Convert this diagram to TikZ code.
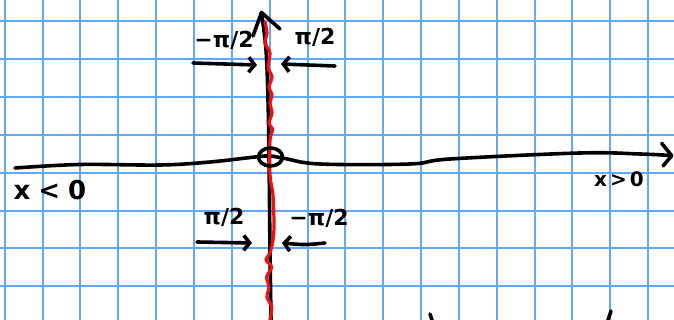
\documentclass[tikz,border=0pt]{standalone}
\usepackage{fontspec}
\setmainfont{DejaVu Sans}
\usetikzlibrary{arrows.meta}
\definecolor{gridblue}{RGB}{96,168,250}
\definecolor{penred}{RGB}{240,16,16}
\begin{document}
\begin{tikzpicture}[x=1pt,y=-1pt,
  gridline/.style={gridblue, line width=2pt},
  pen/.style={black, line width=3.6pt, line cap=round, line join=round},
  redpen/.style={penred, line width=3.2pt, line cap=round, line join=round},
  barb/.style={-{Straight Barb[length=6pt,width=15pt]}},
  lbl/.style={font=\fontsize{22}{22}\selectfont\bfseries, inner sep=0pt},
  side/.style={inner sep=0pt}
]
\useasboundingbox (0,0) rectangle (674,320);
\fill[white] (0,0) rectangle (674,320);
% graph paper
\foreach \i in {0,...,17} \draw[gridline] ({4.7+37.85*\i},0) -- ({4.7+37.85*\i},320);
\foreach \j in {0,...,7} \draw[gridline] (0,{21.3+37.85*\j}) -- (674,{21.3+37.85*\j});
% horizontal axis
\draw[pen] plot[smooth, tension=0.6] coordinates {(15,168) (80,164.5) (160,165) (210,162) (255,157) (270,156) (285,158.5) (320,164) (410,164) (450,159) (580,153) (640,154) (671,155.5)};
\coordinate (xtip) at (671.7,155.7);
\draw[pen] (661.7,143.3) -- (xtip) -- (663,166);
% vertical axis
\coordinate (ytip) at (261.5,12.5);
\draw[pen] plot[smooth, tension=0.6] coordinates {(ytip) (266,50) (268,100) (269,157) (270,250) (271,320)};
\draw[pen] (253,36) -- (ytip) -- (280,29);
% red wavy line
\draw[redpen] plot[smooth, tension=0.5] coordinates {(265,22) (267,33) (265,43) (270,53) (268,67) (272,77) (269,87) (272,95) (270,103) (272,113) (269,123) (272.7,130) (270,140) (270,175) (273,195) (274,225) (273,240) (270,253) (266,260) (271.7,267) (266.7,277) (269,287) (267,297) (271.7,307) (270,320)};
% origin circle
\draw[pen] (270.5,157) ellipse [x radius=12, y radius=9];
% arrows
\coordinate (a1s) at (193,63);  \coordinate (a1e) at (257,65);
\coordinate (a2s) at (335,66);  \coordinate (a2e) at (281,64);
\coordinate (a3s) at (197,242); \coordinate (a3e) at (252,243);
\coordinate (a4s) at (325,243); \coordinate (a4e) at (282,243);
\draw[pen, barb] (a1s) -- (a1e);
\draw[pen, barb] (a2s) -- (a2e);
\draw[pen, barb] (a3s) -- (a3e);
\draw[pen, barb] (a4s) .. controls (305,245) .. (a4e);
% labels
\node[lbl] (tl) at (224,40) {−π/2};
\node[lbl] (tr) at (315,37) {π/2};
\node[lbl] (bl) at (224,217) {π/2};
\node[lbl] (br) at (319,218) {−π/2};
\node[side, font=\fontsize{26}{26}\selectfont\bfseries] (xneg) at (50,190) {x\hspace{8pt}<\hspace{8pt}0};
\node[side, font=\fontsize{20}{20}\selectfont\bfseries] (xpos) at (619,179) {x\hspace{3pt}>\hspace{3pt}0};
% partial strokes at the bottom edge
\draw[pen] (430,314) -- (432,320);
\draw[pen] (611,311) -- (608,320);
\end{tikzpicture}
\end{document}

···

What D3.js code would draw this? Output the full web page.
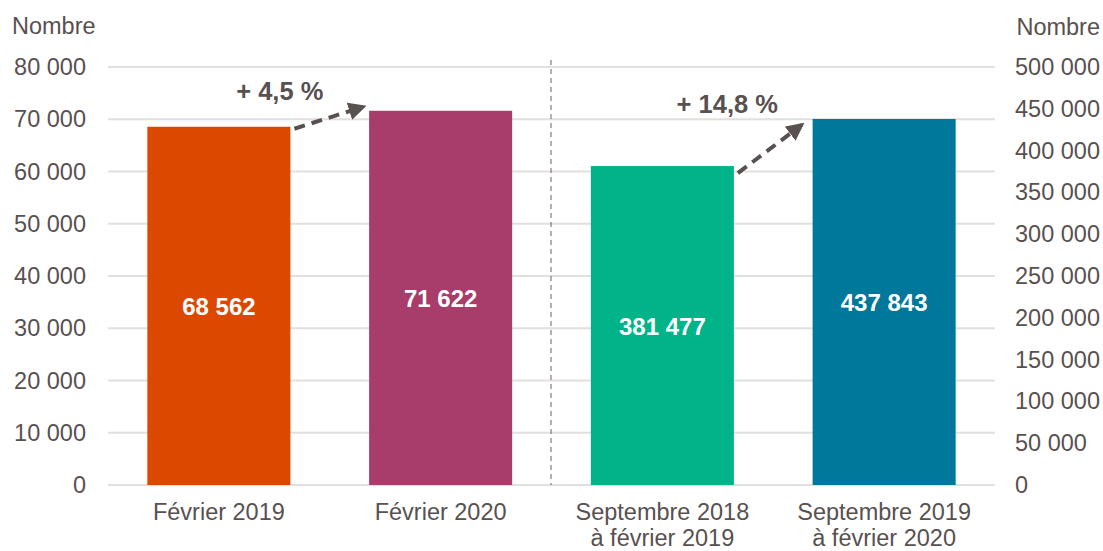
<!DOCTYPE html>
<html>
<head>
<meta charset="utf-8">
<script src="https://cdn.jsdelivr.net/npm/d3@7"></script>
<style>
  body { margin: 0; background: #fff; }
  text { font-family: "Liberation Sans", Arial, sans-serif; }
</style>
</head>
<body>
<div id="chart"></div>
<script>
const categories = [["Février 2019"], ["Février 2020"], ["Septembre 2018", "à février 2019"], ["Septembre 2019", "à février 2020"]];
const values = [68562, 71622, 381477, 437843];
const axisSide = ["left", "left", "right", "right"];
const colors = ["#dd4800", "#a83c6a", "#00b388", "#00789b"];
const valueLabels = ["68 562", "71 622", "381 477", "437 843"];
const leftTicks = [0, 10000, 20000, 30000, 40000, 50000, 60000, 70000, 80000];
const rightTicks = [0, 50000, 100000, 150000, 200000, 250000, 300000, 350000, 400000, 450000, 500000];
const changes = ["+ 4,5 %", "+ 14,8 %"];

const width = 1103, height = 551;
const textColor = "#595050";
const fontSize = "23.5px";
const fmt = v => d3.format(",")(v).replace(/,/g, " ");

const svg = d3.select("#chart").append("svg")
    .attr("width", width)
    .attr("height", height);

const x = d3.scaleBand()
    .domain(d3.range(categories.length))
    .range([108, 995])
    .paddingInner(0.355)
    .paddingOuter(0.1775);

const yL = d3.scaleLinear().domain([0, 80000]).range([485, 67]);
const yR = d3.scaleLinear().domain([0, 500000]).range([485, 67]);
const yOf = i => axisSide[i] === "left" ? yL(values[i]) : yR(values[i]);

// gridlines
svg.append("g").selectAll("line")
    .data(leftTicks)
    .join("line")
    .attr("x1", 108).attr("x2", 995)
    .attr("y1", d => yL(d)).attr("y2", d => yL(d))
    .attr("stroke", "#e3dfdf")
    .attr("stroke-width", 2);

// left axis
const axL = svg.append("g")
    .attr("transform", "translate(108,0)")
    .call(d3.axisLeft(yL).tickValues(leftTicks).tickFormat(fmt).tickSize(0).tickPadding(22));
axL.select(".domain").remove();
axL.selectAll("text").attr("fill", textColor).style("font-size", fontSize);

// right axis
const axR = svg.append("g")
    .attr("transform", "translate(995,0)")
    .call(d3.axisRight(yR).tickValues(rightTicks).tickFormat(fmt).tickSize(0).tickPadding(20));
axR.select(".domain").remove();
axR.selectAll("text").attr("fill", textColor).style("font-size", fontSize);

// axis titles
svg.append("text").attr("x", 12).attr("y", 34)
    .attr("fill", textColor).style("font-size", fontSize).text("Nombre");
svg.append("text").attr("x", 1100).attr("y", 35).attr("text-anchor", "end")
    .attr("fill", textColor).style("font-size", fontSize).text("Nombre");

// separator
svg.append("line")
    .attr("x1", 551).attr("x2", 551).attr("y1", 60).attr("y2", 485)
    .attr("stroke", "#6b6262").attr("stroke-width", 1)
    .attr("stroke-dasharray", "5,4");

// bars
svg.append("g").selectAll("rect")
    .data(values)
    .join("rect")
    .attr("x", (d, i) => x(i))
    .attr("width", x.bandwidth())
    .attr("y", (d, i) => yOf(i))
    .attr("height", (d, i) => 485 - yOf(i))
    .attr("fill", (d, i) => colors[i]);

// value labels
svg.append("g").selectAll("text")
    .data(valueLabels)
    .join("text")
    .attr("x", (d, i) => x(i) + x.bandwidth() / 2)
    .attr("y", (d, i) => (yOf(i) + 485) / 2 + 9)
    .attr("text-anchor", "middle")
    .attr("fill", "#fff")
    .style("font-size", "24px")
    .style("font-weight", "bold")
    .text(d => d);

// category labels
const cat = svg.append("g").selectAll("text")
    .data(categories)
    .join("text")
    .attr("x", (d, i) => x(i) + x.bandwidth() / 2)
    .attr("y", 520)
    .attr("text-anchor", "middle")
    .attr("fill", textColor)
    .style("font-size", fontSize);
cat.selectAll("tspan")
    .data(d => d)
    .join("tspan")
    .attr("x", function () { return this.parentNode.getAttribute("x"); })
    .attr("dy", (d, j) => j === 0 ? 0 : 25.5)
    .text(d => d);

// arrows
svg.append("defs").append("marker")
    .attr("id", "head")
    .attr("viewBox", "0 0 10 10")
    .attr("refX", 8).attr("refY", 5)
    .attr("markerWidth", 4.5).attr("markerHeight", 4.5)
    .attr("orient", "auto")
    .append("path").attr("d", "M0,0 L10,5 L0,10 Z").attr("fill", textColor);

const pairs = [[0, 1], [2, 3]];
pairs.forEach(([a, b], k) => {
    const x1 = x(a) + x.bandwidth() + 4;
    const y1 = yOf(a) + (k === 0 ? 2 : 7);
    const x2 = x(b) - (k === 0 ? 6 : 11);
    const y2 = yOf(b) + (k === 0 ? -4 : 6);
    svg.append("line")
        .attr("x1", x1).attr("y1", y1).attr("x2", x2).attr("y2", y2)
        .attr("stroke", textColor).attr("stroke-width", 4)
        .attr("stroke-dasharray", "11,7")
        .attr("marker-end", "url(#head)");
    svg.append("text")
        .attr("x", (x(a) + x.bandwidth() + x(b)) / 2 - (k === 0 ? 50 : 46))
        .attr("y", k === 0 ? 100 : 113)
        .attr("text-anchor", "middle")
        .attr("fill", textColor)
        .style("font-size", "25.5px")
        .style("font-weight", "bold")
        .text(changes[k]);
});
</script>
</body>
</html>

···

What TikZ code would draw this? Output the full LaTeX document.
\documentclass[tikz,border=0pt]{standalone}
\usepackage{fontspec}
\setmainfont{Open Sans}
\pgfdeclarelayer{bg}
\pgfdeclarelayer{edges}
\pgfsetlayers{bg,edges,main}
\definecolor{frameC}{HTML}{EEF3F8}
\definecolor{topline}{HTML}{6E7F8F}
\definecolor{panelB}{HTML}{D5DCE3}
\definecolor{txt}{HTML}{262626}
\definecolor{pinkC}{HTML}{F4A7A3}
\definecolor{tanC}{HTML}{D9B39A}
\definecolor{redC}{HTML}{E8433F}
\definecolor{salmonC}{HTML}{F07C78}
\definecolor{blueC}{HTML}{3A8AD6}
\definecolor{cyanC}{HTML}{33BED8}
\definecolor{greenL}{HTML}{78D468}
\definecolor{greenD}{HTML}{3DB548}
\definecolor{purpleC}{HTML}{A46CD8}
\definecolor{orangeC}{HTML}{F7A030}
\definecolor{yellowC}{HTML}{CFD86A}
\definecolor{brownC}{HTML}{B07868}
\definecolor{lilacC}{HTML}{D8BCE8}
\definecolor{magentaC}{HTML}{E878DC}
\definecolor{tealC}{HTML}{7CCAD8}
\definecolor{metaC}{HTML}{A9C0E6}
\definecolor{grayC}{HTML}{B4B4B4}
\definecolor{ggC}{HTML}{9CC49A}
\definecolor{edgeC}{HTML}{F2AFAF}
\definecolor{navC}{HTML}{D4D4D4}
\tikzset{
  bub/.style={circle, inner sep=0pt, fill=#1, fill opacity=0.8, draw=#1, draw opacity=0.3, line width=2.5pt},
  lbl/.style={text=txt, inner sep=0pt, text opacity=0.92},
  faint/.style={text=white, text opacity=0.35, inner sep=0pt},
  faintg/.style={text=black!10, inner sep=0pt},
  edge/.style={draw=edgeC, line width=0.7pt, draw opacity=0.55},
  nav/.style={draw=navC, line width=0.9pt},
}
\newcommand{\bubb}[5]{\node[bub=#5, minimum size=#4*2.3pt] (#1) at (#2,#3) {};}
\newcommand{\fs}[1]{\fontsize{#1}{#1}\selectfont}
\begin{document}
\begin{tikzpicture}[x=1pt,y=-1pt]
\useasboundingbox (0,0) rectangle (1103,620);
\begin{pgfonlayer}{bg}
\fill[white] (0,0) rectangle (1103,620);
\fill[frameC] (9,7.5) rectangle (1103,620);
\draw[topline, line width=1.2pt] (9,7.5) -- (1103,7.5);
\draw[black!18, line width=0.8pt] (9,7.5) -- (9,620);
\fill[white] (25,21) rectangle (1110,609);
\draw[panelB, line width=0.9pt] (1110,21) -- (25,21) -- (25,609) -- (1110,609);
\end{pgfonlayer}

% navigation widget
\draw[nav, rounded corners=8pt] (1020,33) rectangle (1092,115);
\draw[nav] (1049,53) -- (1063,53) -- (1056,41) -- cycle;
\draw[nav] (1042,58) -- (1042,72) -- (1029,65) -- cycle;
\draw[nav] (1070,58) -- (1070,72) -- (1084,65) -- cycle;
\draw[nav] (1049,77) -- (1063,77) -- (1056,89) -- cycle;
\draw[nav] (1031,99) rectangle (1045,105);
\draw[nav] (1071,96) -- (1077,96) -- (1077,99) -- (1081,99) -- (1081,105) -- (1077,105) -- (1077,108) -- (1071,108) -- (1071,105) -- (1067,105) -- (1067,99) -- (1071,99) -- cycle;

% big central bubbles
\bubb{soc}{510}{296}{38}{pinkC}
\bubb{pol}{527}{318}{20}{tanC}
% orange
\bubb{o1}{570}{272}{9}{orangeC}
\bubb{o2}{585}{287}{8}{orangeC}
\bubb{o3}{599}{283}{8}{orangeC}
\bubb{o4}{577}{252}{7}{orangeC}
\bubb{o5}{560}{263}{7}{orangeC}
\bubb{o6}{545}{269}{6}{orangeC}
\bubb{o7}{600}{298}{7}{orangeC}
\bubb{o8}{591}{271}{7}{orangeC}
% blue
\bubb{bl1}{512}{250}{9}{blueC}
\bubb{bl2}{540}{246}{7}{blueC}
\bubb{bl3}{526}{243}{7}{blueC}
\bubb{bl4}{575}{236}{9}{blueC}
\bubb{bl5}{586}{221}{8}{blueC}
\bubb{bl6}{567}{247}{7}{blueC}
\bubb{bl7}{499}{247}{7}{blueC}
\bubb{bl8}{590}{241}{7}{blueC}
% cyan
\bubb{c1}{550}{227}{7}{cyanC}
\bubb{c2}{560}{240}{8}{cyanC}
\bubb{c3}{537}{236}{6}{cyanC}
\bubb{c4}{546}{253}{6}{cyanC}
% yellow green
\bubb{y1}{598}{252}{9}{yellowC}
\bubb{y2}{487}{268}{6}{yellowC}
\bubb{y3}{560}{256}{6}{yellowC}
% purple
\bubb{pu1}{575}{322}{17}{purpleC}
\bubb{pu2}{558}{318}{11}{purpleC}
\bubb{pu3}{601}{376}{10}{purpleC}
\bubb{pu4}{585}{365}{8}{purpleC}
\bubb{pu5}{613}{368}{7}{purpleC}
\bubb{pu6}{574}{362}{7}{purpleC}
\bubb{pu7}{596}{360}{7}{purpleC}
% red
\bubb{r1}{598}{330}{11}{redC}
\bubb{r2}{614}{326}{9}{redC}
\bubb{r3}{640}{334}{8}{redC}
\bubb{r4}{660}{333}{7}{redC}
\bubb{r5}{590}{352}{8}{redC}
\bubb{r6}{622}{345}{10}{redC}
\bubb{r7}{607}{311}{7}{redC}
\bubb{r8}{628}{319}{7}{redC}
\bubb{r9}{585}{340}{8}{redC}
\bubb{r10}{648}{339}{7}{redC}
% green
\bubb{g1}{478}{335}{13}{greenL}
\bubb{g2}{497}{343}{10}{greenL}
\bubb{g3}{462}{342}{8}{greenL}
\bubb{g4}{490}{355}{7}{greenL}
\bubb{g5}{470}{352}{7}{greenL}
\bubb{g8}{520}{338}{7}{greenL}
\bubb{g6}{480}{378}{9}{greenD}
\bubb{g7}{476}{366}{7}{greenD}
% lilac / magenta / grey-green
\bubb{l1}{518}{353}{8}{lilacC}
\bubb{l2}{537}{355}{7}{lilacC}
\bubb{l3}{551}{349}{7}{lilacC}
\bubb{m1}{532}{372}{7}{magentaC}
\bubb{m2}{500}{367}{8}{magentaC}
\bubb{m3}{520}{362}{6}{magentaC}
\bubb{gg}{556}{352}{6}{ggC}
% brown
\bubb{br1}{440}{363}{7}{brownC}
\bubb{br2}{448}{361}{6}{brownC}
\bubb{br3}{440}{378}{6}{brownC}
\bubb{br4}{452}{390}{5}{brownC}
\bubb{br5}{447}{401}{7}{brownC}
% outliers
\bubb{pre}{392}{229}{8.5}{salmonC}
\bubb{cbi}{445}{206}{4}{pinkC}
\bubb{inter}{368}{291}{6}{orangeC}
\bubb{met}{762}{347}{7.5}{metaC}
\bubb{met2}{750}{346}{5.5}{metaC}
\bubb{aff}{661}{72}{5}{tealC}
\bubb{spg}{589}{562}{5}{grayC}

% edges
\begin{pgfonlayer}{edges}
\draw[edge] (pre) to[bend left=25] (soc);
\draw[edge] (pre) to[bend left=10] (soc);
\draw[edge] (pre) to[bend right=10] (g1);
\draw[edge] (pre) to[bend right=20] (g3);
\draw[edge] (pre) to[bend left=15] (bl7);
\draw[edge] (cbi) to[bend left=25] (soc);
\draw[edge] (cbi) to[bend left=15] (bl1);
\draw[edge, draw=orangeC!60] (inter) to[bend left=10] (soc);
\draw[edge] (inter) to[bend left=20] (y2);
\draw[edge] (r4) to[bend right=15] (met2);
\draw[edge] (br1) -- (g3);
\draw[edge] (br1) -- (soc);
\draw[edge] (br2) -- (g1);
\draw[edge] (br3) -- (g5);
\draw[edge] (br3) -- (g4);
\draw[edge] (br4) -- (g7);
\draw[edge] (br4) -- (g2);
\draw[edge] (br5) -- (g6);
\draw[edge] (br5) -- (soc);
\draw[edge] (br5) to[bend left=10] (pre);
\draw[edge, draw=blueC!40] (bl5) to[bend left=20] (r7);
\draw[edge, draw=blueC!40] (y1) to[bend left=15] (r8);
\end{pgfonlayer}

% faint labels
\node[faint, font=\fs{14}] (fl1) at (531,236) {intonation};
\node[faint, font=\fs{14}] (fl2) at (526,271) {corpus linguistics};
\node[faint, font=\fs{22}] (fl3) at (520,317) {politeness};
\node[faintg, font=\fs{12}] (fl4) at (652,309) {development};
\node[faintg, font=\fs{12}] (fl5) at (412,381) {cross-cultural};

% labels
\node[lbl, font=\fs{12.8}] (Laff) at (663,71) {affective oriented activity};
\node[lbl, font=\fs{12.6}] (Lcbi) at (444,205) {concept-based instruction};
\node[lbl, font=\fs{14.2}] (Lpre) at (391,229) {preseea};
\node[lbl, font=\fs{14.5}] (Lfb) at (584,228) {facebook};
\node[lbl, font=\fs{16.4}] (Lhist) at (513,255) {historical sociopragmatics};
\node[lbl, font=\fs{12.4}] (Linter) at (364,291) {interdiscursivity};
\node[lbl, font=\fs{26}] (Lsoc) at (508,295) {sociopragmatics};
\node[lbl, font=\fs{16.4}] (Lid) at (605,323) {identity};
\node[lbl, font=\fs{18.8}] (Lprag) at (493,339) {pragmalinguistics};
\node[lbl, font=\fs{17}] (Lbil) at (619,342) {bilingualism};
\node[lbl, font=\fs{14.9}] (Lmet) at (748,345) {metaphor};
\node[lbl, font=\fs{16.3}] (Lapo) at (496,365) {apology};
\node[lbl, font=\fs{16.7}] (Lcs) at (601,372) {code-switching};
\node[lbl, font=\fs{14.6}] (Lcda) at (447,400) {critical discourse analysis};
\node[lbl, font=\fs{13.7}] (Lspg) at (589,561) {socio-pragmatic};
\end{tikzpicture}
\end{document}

···

◆ GIVEN REQUEST ◆
Say how many lines in the records hold the string "Output", and say nothing else.

◆ RESPONSE TO THE EXERCISE ◆
2